Now, let me get to the main points: what is possible if infinity was real? I consider two cases: one with infinite number of people living (and of course, that's only possible with infinite amount of resources available) and another one with someone with an infinite amount of resources.

First, if there were infinite number of people living, then any number of people can be rich through Ponzi-scheme and Pyramid-scheme (note, in some places they don't distinguish between the two). Both the schemes rely on that there will be some more people to pay for your divident/reward/payback after you join the scheme as both schemes use new-comers' money to pay for already-members of the scheme. So the schemes sustain as long as there is a pool of people who can join the scheme and that's not possible in real-life, which is limited by the total population in the world. However, both schemes can sustain in a world where infinite number of people live and therefore any number of people can be rich as there will always be infinite number of people not in the scheme. Unfortunately, there will always be people outside the scheme, which means there will always be poor people and the process will need to last for infinitely long time. But, realistically such a world doesn't exist.

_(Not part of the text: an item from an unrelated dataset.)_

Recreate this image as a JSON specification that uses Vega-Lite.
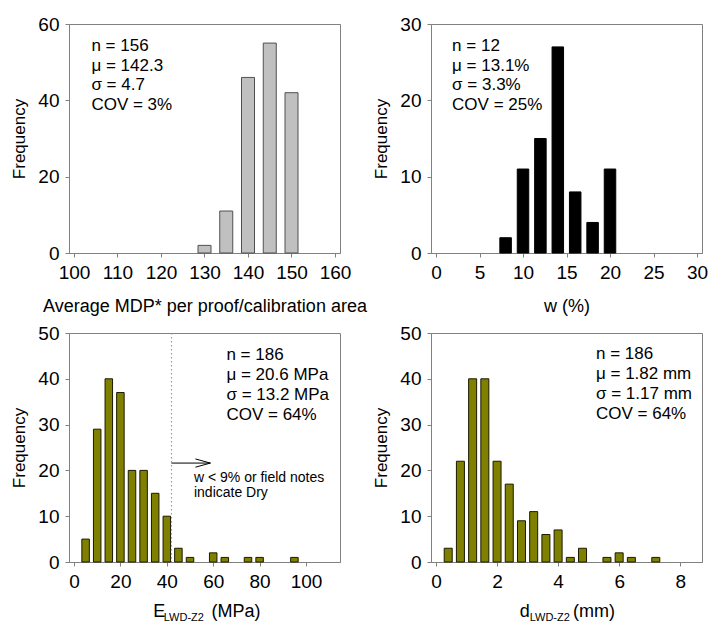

Second, imagine someone with an infinite amount of resources. Then, such a person (let's call him Richard) can always win any kind of betting-game, even with very low probabilty of winning. Let's imagine a game with the probability of 1/100 to double your money. It is very unlikely that anyone will play such a game, as they are going to think that's such a rip-off. But our Richard can beat the system and can still make money, not because of his luck, but because of his infinite endowment. He bets £1. If he wins, then it's over. But if he loses, he bets £2 next time. If he wins this time, he gets £4 back, making a profit of £1 (£4 minus the £2 bet minus the initial loss of £1). But if he loses, he bets £4 next time... and so on, doubling his bet till he wins and he is guaranteed to win if he waits long enough and that is only possible provided he has an infinite amount of money available to him. But then, such a person would not be that desperate to make only £1.

Let me finish my little article by introducing quite well known Hilbert's Hotel, consider a hotel with infinite number of rooms and every room is occupied. Now, assume that every guest brings a friend and would like to get a room for their friends. That is not possible for a hotel fully occupied in real life. But it is not a problem with Hilbert's hypothetical hotel. You move the person in Room 1 to Room 2, and the person in Room 2 to Room 4, etc... Now all the guests are in even numbered rooms and, therefore odd numbered rooms are empty. So their friends can get a room. This is an example that infinity is NOT governed by the same rules as numbers (apple+apple=2 apples, but infinity+infinity≠2infinities).